It might be true if they really went to the moon but the mass or the gravity of the moon is still unknown according to the mainstream science.  Had you missed one of my posts? Here

https://www.theflatearthsociety.org/forum/index.php?topic=74238.0

The Soviet Union sent the first spacecraft to the vicinity of the Moon, the robotic vehicle Luna 1, on January 4, 1959. It passed within 6,000 kilometres (3,200 nmi; 3,700 mi) of the Moon's surface, but did not achieve lunar orbit. Luna 3, launched on October 4, 1959, was the first robotic spacecraft to complete a circumlunar free return trajectory, still not a lunar orbit, but a figure-8 trajectory which swung around the far side of the Moon and returned to the Earth. This craft provided the first pictures of the far side of the Lunar surface.

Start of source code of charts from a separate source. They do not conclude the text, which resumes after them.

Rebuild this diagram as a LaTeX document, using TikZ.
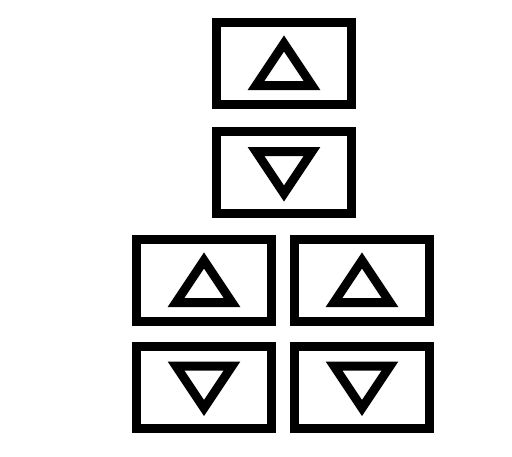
\documentclass[tikz,border=0pt]{standalone}
\usepackage{tikz}
\usetikzlibrary{calc}

\tikzset{
    panel/.style={draw, line width=9pt, minimum width=135pt, minimum height=82pt, inner sep=0pt},
    tri/.style={line width=9pt, line join=miter}
}

\begin{document}
\begin{tikzpicture}[x=1pt, y=-1pt]
    \useasboundingbox (0,0) rectangle (512,456);

    % 1. Các khung (pixel coordinates, y downwards)
    \node[panel] (b1) at (284,63.5) {};
    \node[panel] (b2) at (284,172.5) {};
    \node[panel] (b3) at (204,280.5) {};
    \node[panel] (b4) at (362,280.5) {};
    \node[panel] (b5) at (204,387) {};
    \node[panel] (b6) at (362,387) {};

    % 2. Tam giác hướng lên
    \foreach \b in {b1, b3, b4}
        \draw[tri, shift={(\b.center)}] (0,-20) -- (28,22) -- (-28,22) -- cycle;

    % 3. Tam giác hướng xuống
    \foreach \b in {b2, b5, b6}
        \draw[tri, shift={(\b.center)}] (-28,-21) -- (28,-21) -- (0,21) -- cycle;

\end{tikzpicture}
\end{document}
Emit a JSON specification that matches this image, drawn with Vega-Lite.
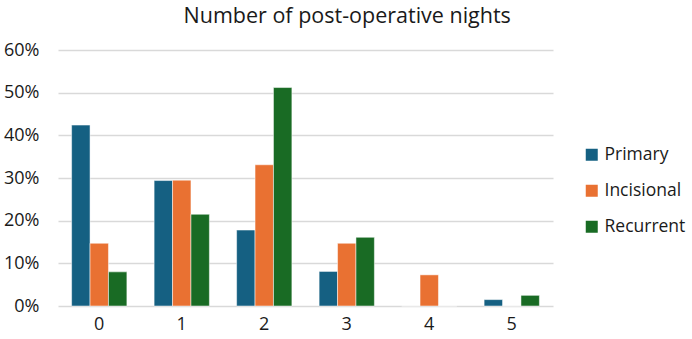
{
  "$schema": "https://vega.github.io/schema/vega-lite/v6.json",
  "autosize": "none",
  "width": 495,
  "height": 256,
  "padding": {"left": 58, "top": 50, "right": 139, "bottom": 33},
  "background": "white",
  "title": {"text": "Number of post-operative nights", "font": "Open Sans", "fontSize": 21.5, "fontWeight": "normal", "color": "#1a1a1a", "anchor": "start", "dx": 180, "offset": 14},
  "data": {"values": [
    {"nights": "0", "type": "Primary", "pct": 0.424},
    {"nights": "0", "type": "Incisional", "pct": 0.147},
    {"nights": "0", "type": "Recurrent", "pct": 0.080},
    {"nights": "1", "type": "Primary", "pct": 0.294},
    {"nights": "1", "type": "Incisional", "pct": 0.295},
    {"nights": "1", "type": "Recurrent", "pct": 0.215},
    {"nights": "2", "type": "Primary", "pct": 0.178},
    {"nights": "2", "type": "Incisional", "pct": 0.331},
    {"nights": "2", "type": "Recurrent", "pct": 0.512},
    {"nights": "3", "type": "Primary", "pct": 0.081},
    {"nights": "3", "type": "Incisional", "pct": 0.147},
    {"nights": "3", "type": "Recurrent", "pct": 0.161},
    {"nights": "4", "type": "Primary", "pct": 0},
    {"nights": "4", "type": "Incisional", "pct": 0.073},
    {"nights": "4", "type": "Recurrent", "pct": 0},
    {"nights": "5", "type": "Primary", "pct": 0.015},
    {"nights": "5", "type": "Incisional", "pct": 0},
    {"nights": "5", "type": "Recurrent", "pct": 0.025}
  ]},
  "mark": {"type": "bar", "stroke": "white", "strokeWidth": 0.5},
  "encoding": {
    "x": {"field": "nights", "type": "nominal", "title": null,
      "scale": {"paddingInner": 0.33, "paddingOuter": 0.165},
      "axis": {"labelAngle": 0, "labelFont": "Open Sans", "labelFontSize": 18, "labelColor": "#1a1a1a", "labelPadding": 9, "domain": false, "ticks": false}},
    "xOffset": {"field": "type", "type": "nominal", "sort": ["Primary", "Incisional", "Recurrent"]},
    "y": {"field": "pct", "type": "quantitative", "title": null,
      "scale": {"domain": [0, 0.6], "nice": false},
      "axis": {"format": ".0%", "values": [0, 0.1, 0.2, 0.3, 0.4, 0.5, 0.6], "labelFont": "Open Sans", "labelFontSize": 18, "labelColor": "#1a1a1a", "labelPadding": 19, "domain": false, "ticks": false, "gridColor": "#d9d9d9", "gridWidth": 1.3}},
    "color": {"field": "type", "type": "nominal", "sort": ["Primary", "Incisional", "Recurrent"],
      "scale": {"domain": ["Primary", "Incisional", "Recurrent"], "range": ["#156082", "#e97132", "#196b24"]},
      "legend": {"title": null, "orient": "none", "legendX": 525, "legendY": 96, "symbolType": "square", "symbolSize": 144, "symbolStrokeWidth": 0, "labelFont": "Open Sans", "labelFontSize": 17.5, "labelLimit": 0, "labelColor": "#1a1a1a", "rowPadding": 17, "labelOffset": 4}}
  },
  "config": {"view": {"stroke": null}}
}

The Soviet Luna 10 became the first spacecraft to actually orbit the Moon in April 1966. It studied micrometeoroid flux, and lunar environment until May 30, 1966.

The first United States spacecraft to orbit the Moon was Lunar Orbiter 1 on August 14, 1966. The first orbit was an elliptical orbit, with an apolune of 1,008 nautical miles (1,867 km; 1,160 mi) and a perilune of 102.1 nautical miles (189.1 km; 117.5 mi).[5] Then the orbit was circularized at around 170 nautical miles (310 km; 200 mi) to obtain suitable imagery. Five such spacecraft were launched over a period of thirteen months, all of which successfully mapped the Moon, primarily for the purpose of finding suitable Apollo program landing sites.

You are using the same letter "d" for distance in all formulas.

incorrect. The mass and gravity of the moon were calculated approximately long ago from the tidal effect on earth and from the position of the earth-moon barycentre.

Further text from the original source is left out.